Festivals: l'équation difficile des cachets d’artistes
Les festivals fribourgeois jonglent avec des budgets serrés pour faire venir des têtes d'affiche qui peuvent coûter plusieurs dizaines de milliers de francs par concert.

La programmation d'un festival de musique peut être un véritable casse-tête pour les organisateurs. Les cachets des têtes d'affiche internationales, qui atteignent rapidement des dizaines de milliers de francs, peuvent mettre sous pression des budgets déjà fragiles. Cette situation crée un fossé avec les artistes de la région, dont la rémunération et la visibilité sont souvent moindres.
Mais pour attirer un public et vendre des billets, les festivals, comme Les Georges à Fribourg, dépendent de ces têtes d'affiche. "Pour remplir des salles, des clubs et des festivals en Suisse, il faut quand même beaucoup se tourner vers l'étranger, beaucoup vers la France", explique Xavier Meyer, son directeur.

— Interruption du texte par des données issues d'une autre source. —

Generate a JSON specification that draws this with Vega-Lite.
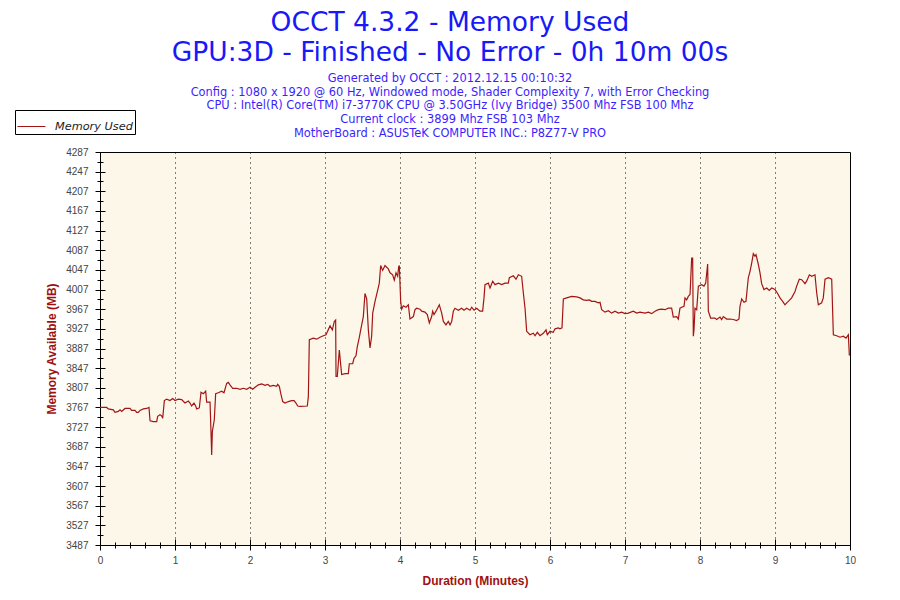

Le nombre de talents helvétiques capables de demander des sommes plus importantes, comme Sophie Hunger, Stress ou Stephan Eicher, par exemple, reste limité. Le fossé se creuse entre des stars dont la valeur peut monter "très vite en quelques semaines" et des artistes locaux ou émergents dont les cachets "n'ont pas tellement augmenté", analyse Xavier Meyer.

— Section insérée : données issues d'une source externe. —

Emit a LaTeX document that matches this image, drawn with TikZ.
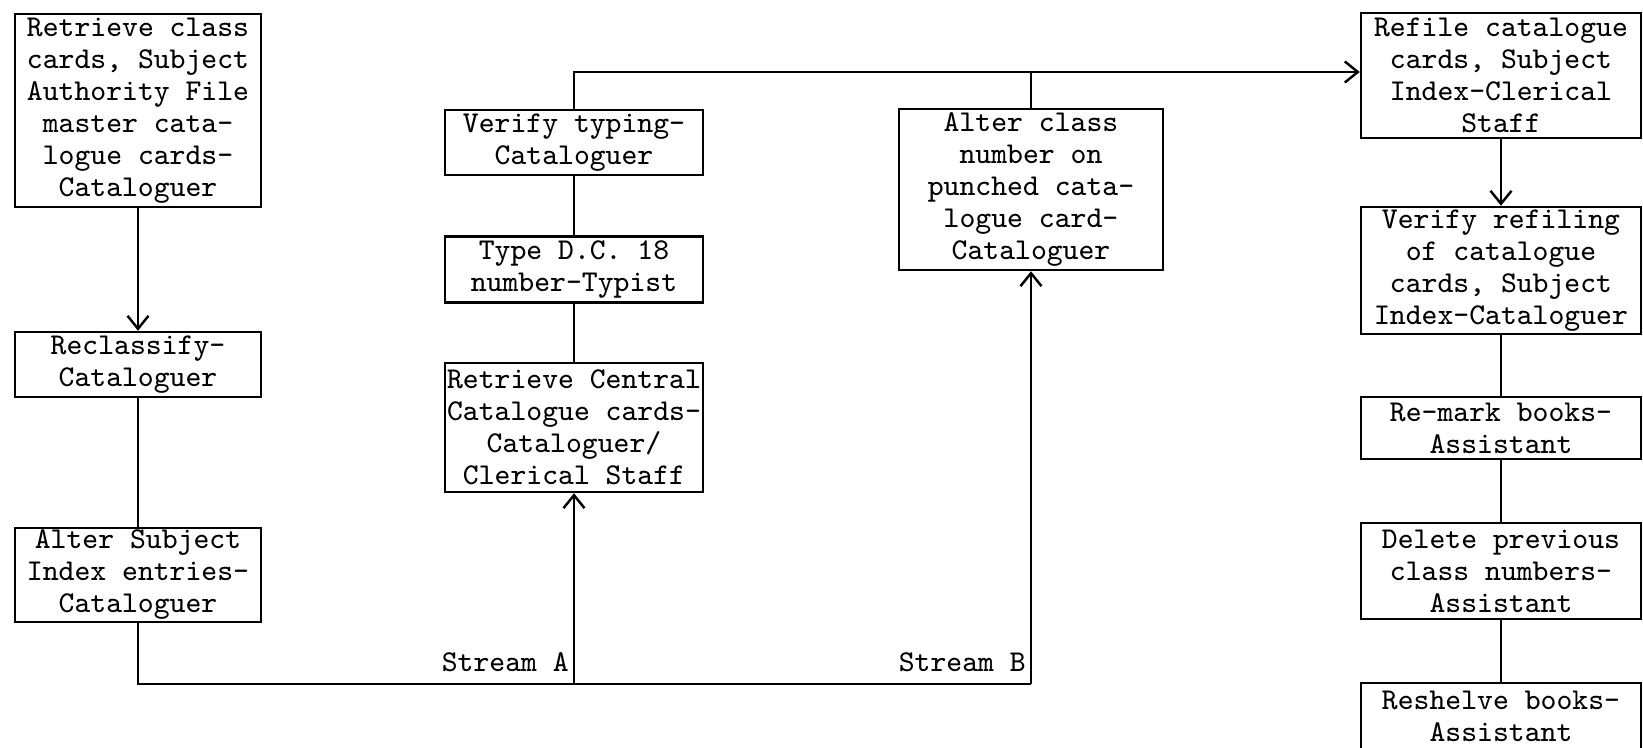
\documentclass[tikz,border=0pt]{standalone}
\usepackage{fontspec}
\usepackage{tikz}
\usetikzlibrary{arrows.meta,positioning,calc}

\begin{document}
\begin{tikzpicture}[x=0.1mm,y=-0.1mm,
    font=\fontsize{8.6pt}{3.2mm}\selectfont\ttfamily,
    line width=0.7pt,
    >={Straight Barb[length=1.3mm,width=2.1mm]},
    proc/.style={draw,inner sep=0pt,align=center,anchor=center},
    lbl/.style={inner sep=0pt}]

  \useasboundingbox (0,0) rectangle (1643,748);
  \clip (0,0) rectangle (1643,748);

  % left column
  \node[proc,minimum width=24.6mm,minimum height=19.3mm] (retclass) at (138,110.5) {%
    Retrieve class\\cards, Subject\\Authority File\\master cata-\\logue cards-\\Cataloguer};
  \node[proc,minimum width=24.6mm,minimum height=6.5mm] (reclass) at (138,364.5) {%
    Reclassify-\\Cataloguer};
  \node[proc,minimum width=24.6mm,minimum height=9.4mm] (altsubj) at (138,575) {%
    Alter Subject\\Index entries-\\Cataloguer};

  % middle column (stream A)
  \node[proc,minimum width=25.8mm,minimum height=6.5mm] (vertype) at (574,142.5) {%
    Verify typing-\\Cataloguer};
  \node[proc,minimum width=25.8mm,minimum height=6.6mm] (typedc) at (574,269.5) {%
    Type D.C. 18\\number-Typist};
  \node[proc,minimum width=25.8mm,minimum height=12.9mm] (retcent) at (574,427.5) {%
    Retrieve Central\\Catalogue cards-\\Cataloguer/\\Clerical Staff};

  % stream B
  \node[proc,minimum width=26.4mm,minimum height=16.1mm] (altclass) at (1031,189.5) {%
    Alter class\\number on\\punched cata-\\logue card-\\Cataloguer};

  % right column
  \node[proc,minimum width=28mm,minimum height=12.5mm] (refile) at (1501,75.5) {%
    Refile catalogue\\cards, Subject\\Index-Clerical\\Staff};
  \node[proc,minimum width=28mm,minimum height=12.7mm] (verref) at (1501,270.5) {%
    Verify refiling\\of catalogue\\cards, Subject\\Index-Cataloguer};
  \node[proc,minimum width=28mm,minimum height=6.2mm] (remark) at (1501,428) {%
    Re-mark books-\\Assistant};
  \node[proc,minimum width=28mm,minimum height=9.6mm] (delprev) at (1501,571) {%
    Delete previous\\class numbers-\\Assistant};
  \node[proc,minimum width=28mm,minimum height=6.6mm] (reshelve) at (1501,716) {%
    Reshelve books-\\Assistant};

  % connectors
  \coordinate (base) at (0,684);
  \coordinate (rail) at (0,72);
  \coordinate (jA) at (retcent.south |- base);
  \coordinate (jB) at (altclass.south |- base);

  \draw[->] (retclass) -- (reclass);
  \draw (reclass) -- (altsubj);
  \draw (altsubj.south) |- (jB);
  \draw[->] (jA) -- (retcent.south);
  \draw[->] (jB) -- (altclass.south);
  \draw (retcent) -- (typedc);
  \draw (typedc) -- (vertype);
  \draw[->] (vertype.north) -- (vertype.north |- rail) -- (refile.west |- rail);
  \draw (altclass.north) -- (altclass.north |- rail);
  \draw[->] (refile) -- (verref);
  \draw (verref) -- (remark);
  \draw (remark) -- (delprev);
  \draw (delprev) -- (reshelve);

  \node[lbl,above left=1.1mm and 0.4mm of jA] (strA) {Stream A};
  \node[lbl,above left=1.1mm and 0.4mm of jB] (strB) {Stream B};
\end{tikzpicture}
\end{document}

Ce problème ne touche pas que les festivals payants, même pour des évènements gratuits et plus petits, comme le Festi'Cheyres, la situation est similaire. "Des fois, tu tâtes le terrain sur de grosses têtes d'affiche, tu as l'impression qu'elles sont encore accessibles et on te demande 20’000 francs", confie Joël Grub, le programmateur du festival. "Là, directement, ça nous fait hisser les poils sur la nuque."
Face à ces contraintes, Festi'Cheyres a fait un choix radical cette année: une programmation 100% suisse. Le festival, qui a connu des difficultés financières après de fortes pluies l'an dernier, propose des cachets allant de 300 à 2’500 francs. Du côté des Georges, les cachets pour les artistes émergents et locaux vont de 1'000 à 5'000 francs.
Reconnaissance pour les artistes suisses
Du côté des artistes, la réalité est parfois aussi amère. Même en jouant dans de grands festivals, la reconnaissance n'est pas toujours au rendez-vous, comme l'explique Grégoire Pasquier, producteur et compositeur pour le projet fribourgeois Shuttle, qui jouera cet été notamment à Festi'Cheyres ou encore au Montreux Jazz. "Des fois, vous avez l'impression que c'est une aubaine, vous allez jouer dans un festival comme le Paléo, et puis en fait, il faut jouer à 14 heures. Ce n'est pas le bon moment." Il ajoute que les groupes suisses ne sont pas toujours "mis en valeur" dans les plus grands événements.
Pour celles et ceux qui veulent se professionnaliser, il peut être difficile de rentrer dans ses frais. "Je m'entoure de musiciens dont c'est le métier", explique Grégoire Pasquier, "donc il faut que je les paye." Il admet faire certaines dates à perte. "Je vais compenser ce que je n'ai pas en cachet pour pouvoir payer mes musiciens."
Une expérience qu'il ne vit cependant pas dans des festivals plus locaux, qui paient généralement aussi bien, voire mieux que certains grands évènements. "Il y a vraiment la volonté de mettre en avant les artistes fribourgeois", explique-t-il. "Quand on joue dans un festival de la région, on est quand même assez privilégiés. On est toujours bien accueillis, les gens font tout pour que le concert se passe bien. Il faut aussi voir les choses du bon côté."